My intent was that the viewer, in experiencing the short film, might feel nostalgia and longing for coming into ‘liveness’ and being part of a human collective again. It’s the sensation of being sat next to someone you feel at ease with, or having a cat on your lap. In contrast to the feeling of ill – ease you might get being sat next to a stranger on a bus for example, or being up in the face of someone you don’t like! That can feel quite threatening to our nervous system. A gut sense if you like.
So we see the group coming out of isolation with themselves, to experience the relational sense of liveness of being part of a human collective again. As relational beings, we experience ‘liveness’ by being in the same space and place and time. And when one of those elements is not there, our sense of liveness is incomplete.
Getting together to make during lockdown
This piece was originally conceived as an installation and live action performance piece for another project which Covid prevented from happening. But in the end, filming it allowed for a greater breadth of exploration of what ‘liveness’ means, bringing in differential time and place, as well notions of space. I worked with a brilliant Coventry artist – Sherrie Edgar to film and edit. Sherrie is a film maker that works around themes of social isolation and loneliness – do check her work out.
We added in this sort of glitch effect to the film, at the beginning and end.
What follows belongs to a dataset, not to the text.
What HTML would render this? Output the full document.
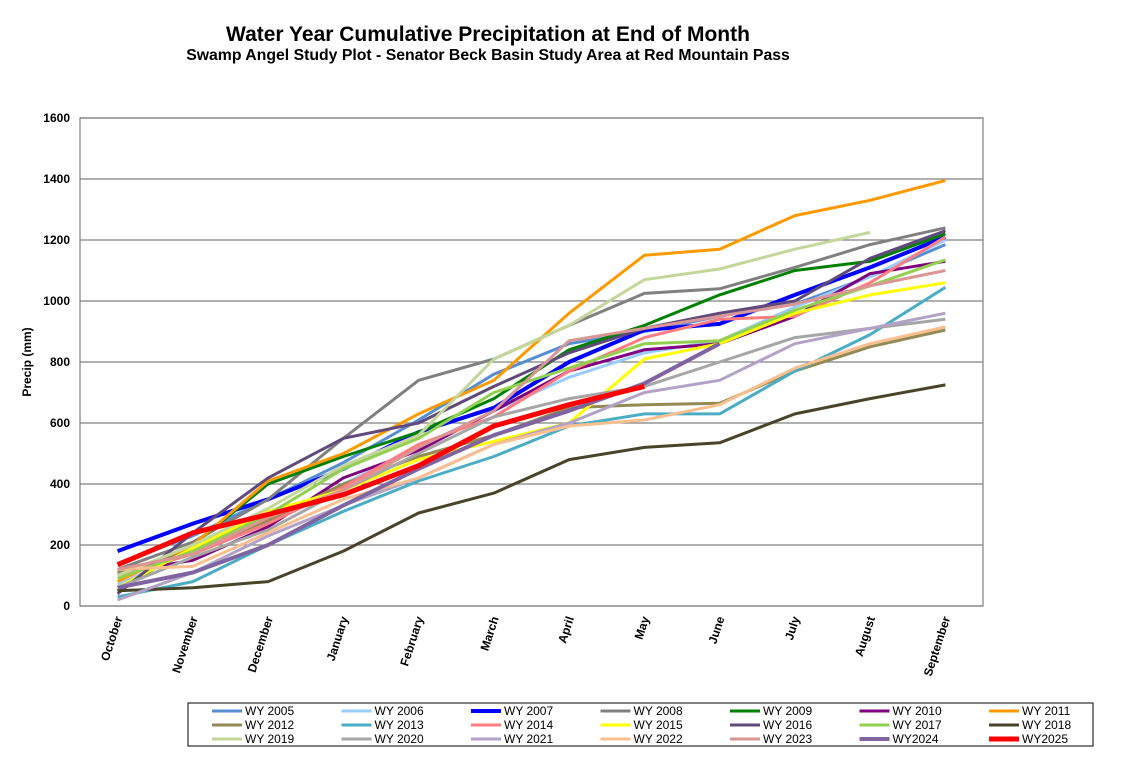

So that as the audience is drawn into that nostalgic feeling of people coming physically back together – the teenagers put away their phones and move into the shared space – the technical screen interruption would bring the viewer back out of that sentiment, and back to an awareness that we are observing this action through a screen – that as viewers we are not in the same space and place and time as these actors; we are not in their shared liveness.
It seems to me that over this year of Covid, cultural offers are increasingly focussed on developing a sense of ‘being there’ by engaging all of the senses, into their design. The intent being to replicate the live experience, or to fully immerse, as distinct from establishing a shared sense of engaging in deliberate cognitive disbelief. I wanted instead to try to evoke a sense of the frailty of that secondary sensing; to ground it in not-live. To highlight what we miss when all of those elements are not there – in spite of contextual richness that is designed to convince us for a time that we are.
But I also wanted to offer a sense of hopefulness. A feeling of ‘not yet but soon’ – to preface ways of moving back into shared spaces together as collective gatherings become possible again.
I’m really honoured to be part of this permanent exhibition by Newcastle Performance Research Department. I’d love to hear your reactions to the piece!